(EXERCISE DETAILS): Can all of these lines be returned exactly?

(DATA EXCERPT):
---*---

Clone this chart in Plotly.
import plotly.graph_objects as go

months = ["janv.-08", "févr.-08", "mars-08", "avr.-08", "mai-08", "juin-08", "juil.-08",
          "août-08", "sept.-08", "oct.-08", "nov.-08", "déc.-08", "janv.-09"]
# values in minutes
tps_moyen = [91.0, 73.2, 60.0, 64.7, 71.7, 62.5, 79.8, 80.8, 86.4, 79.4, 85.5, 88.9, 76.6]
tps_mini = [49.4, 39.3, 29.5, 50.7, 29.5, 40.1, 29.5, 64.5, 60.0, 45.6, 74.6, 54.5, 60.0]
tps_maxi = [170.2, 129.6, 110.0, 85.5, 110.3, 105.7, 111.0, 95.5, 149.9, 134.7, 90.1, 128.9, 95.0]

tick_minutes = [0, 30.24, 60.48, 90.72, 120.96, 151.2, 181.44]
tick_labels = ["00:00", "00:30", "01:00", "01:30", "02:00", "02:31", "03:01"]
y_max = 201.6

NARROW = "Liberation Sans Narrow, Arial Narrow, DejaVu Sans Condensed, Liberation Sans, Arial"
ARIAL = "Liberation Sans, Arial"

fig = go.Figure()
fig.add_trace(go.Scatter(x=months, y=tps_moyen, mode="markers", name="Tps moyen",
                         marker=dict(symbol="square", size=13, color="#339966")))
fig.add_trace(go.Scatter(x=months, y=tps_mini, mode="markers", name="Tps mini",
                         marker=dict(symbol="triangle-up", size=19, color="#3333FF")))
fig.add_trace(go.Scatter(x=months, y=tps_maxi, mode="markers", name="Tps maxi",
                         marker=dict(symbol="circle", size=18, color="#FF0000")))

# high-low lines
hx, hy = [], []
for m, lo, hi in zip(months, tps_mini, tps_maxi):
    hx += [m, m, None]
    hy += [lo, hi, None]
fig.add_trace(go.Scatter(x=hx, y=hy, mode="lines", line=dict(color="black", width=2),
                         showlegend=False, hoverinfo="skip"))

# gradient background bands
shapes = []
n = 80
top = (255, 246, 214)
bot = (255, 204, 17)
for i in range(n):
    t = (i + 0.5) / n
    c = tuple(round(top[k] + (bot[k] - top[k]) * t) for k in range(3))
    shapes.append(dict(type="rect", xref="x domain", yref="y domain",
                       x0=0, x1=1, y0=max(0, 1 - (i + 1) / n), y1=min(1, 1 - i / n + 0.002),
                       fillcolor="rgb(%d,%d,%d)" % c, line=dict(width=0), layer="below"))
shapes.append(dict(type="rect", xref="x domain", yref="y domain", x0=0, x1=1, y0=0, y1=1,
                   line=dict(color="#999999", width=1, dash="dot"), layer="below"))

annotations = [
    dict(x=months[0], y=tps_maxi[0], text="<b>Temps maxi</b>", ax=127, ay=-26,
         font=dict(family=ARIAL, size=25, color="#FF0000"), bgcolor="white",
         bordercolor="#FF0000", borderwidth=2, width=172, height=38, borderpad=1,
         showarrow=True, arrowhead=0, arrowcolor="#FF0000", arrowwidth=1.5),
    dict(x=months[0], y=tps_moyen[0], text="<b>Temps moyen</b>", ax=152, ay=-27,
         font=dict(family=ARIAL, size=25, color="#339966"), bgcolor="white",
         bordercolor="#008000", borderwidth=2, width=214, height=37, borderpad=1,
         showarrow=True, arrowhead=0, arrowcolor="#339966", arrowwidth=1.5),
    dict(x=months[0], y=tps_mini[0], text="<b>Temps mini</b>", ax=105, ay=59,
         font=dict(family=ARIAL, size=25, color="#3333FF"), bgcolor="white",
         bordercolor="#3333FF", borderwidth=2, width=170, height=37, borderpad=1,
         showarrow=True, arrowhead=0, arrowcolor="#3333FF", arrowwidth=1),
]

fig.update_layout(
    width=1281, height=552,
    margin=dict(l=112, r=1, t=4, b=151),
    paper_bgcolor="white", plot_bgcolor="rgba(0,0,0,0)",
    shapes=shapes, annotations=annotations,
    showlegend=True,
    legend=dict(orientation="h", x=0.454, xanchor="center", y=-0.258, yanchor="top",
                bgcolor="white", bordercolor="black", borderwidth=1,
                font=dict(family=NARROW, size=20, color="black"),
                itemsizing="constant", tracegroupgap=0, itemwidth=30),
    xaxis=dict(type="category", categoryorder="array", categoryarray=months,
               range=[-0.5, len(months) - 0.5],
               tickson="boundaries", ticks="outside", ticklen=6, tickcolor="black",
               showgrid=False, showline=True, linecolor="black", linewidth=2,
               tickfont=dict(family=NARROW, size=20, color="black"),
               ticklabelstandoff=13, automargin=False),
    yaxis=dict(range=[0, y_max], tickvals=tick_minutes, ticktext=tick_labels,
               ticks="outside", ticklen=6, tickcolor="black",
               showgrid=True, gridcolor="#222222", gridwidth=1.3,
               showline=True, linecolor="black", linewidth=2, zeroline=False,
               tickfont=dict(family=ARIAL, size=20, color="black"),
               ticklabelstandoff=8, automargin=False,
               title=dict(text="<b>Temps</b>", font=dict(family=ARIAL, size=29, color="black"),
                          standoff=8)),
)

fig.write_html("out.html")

---*---

(IN RESPONSE):
Clone this chart in Plotly.
import plotly.graph_objects as go

months = ["janv.-08", "févr.-08", "mars-08", "avr.-08", "mai-08", "juin-08", "juil.-08",
          "août-08", "sept.-08", "oct.-08", "nov.-08", "déc.-08", "janv.-09"]
# values in minutes
tps_moyen = [91.0, 73.2, 60.0, 64.7, 71.7, 62.5, 79.8, 80.8, 86.4, 79.4, 85.5, 88.9, 76.6]
tps_mini = [49.4, 39.3, 29.5, 50.7, 29.5, 40.1, 29.5, 64.5, 60.0, 45.6, 74.6, 54.5, 60.0]
tps_maxi = [170.2, 129.6, 110.0, 85.5, 110.3, 105.7, 111.0, 95.5, 149.9, 134.7, 90.1, 128.9, 95.0]

tick_minutes = [0, 30.24, 60.48, 90.72, 120.96, 151.2, 181.44]
tick_labels = ["00:00", "00:30", "01:00", "01:30", "02:00", "02:31", "03:01"]
y_max = 201.6

NARROW = "Liberation Sans Narrow, Arial Narrow, DejaVu Sans Condensed, Liberation Sans, Arial"
ARIAL = "Liberation Sans, Arial"

fig = go.Figure()
fig.add_trace(go.Scatter(x=months, y=tps_moyen, mode="markers", name="Tps moyen",
                         marker=dict(symbol="square", size=13, color="#339966")))
fig.add_trace(go.Scatter(x=months, y=tps_mini, mode="markers", name="Tps mini",
                         marker=dict(symbol="triangle-up", size=19, color="#3333FF")))
fig.add_trace(go.Scatter(x=months, y=tps_maxi, mode="markers", name="Tps maxi",
                         marker=dict(symbol="circle", size=18, color="#FF0000")))

# high-low lines
hx, hy = [], []
for m, lo, hi in zip(months, tps_mini, tps_maxi):
    hx += [m, m, None]
    hy += [lo, hi, None]
fig.add_trace(go.Scatter(x=hx, y=hy, mode="lines", line=dict(color="black", width=2),
                         showlegend=False, hoverinfo="skip"))

# gradient background bands
shapes = []
n = 80
top = (255, 246, 214)
bot = (255, 204, 17)
for i in range(n):
    t = (i + 0.5) / n
    c = tuple(round(top[k] + (bot[k] - top[k]) * t) for k in range(3))
    shapes.append(dict(type="rect", xref="x domain", yref="y domain",
                       x0=0, x1=1, y0=max(0, 1 - (i + 1) / n), y1=min(1, 1 - i / n + 0.002),
                       fillcolor="rgb(%d,%d,%d)" % c, line=dict(width=0), layer="below"))
shapes.append(dict(type="rect", xref="x domain", yref="y domain", x0=0, x1=1, y0=0, y1=1,
                   line=dict(color="#999999", width=1, dash="dot"), layer="below"))

annotations = [
    dict(x=months[0], y=tps_maxi[0], text="<b>Temps maxi</b>", ax=127, ay=-26,
         font=dict(family=ARIAL, size=25, color="#FF0000"), bgcolor="white",
         bordercolor="#FF0000", borderwidth=2, width=172, height=38, borderpad=1,
         showarrow=True, arrowhead=0, arrowcolor="#FF0000", arrowwidth=1.5),
    dict(x=months[0], y=tps_moyen[0], text="<b>Temps moyen</b>", ax=152, ay=-27,
         font=dict(family=ARIAL, size=25, color="#339966"), bgcolor="white",
         bordercolor="#008000", borderwidth=2, width=214, height=37, borderpad=1,
         showarrow=True, arrowhead=0, arrowcolor="#339966", arrowwidth=1.5),
    dict(x=months[0], y=tps_mini[0], text="<b>Temps mini</b>", ax=105, ay=59,
         font=dict(family=ARIAL, size=25, color="#3333FF"), bgcolor="white",
         bordercolor="#3333FF", borderwidth=2, width=170, height=37, borderpad=1,
         showarrow=True, arrowhead=0, arrowcolor="#3333FF", arrowwidth=1),
]

fig.update_layout(
    width=1281, height=552,
    margin=dict(l=112, r=1, t=4, b=151),
    paper_bgcolor="white", plot_bgcolor="rgba(0,0,0,0)",
    shapes=shapes, annotations=annotations,
    showlegend=True,
    legend=dict(orientation="h", x=0.454, xanchor="center", y=-0.258, yanchor="top",
                bgcolor="white", bordercolor="black", borderwidth=1,
                font=dict(family=NARROW, size=20, color="black"),
                itemsizing="constant", tracegroupgap=0, itemwidth=30),
    xaxis=dict(type="category", categoryorder="array", categoryarray=months,
               range=[-0.5, len(months) - 0.5],
               tickson="boundaries", ticks="outside", ticklen=6, tickcolor="black",
               showgrid=False, showline=True, linecolor="black", linewidth=2,
               tickfont=dict(family=NARROW, size=20, color="black"),
               ticklabelstandoff=13, automargin=False),
    yaxis=dict(range=[0, y_max], tickvals=tick_minutes, ticktext=tick_labels,
               ticks="outside", ticklen=6, tickcolor="black",
               showgrid=True, gridcolor="#222222", gridwidth=1.3,
               showline=True, linecolor="black", linewidth=2, zeroline=False,
               tickfont=dict(family=ARIAL, size=20, color="black"),
               ticklabelstandoff=8, automargin=False,
               title=dict(text="<b>Temps</b>", font=dict(family=ARIAL, size=29, color="black"),
                          standoff=8)),
)

fig.write_html("out.html")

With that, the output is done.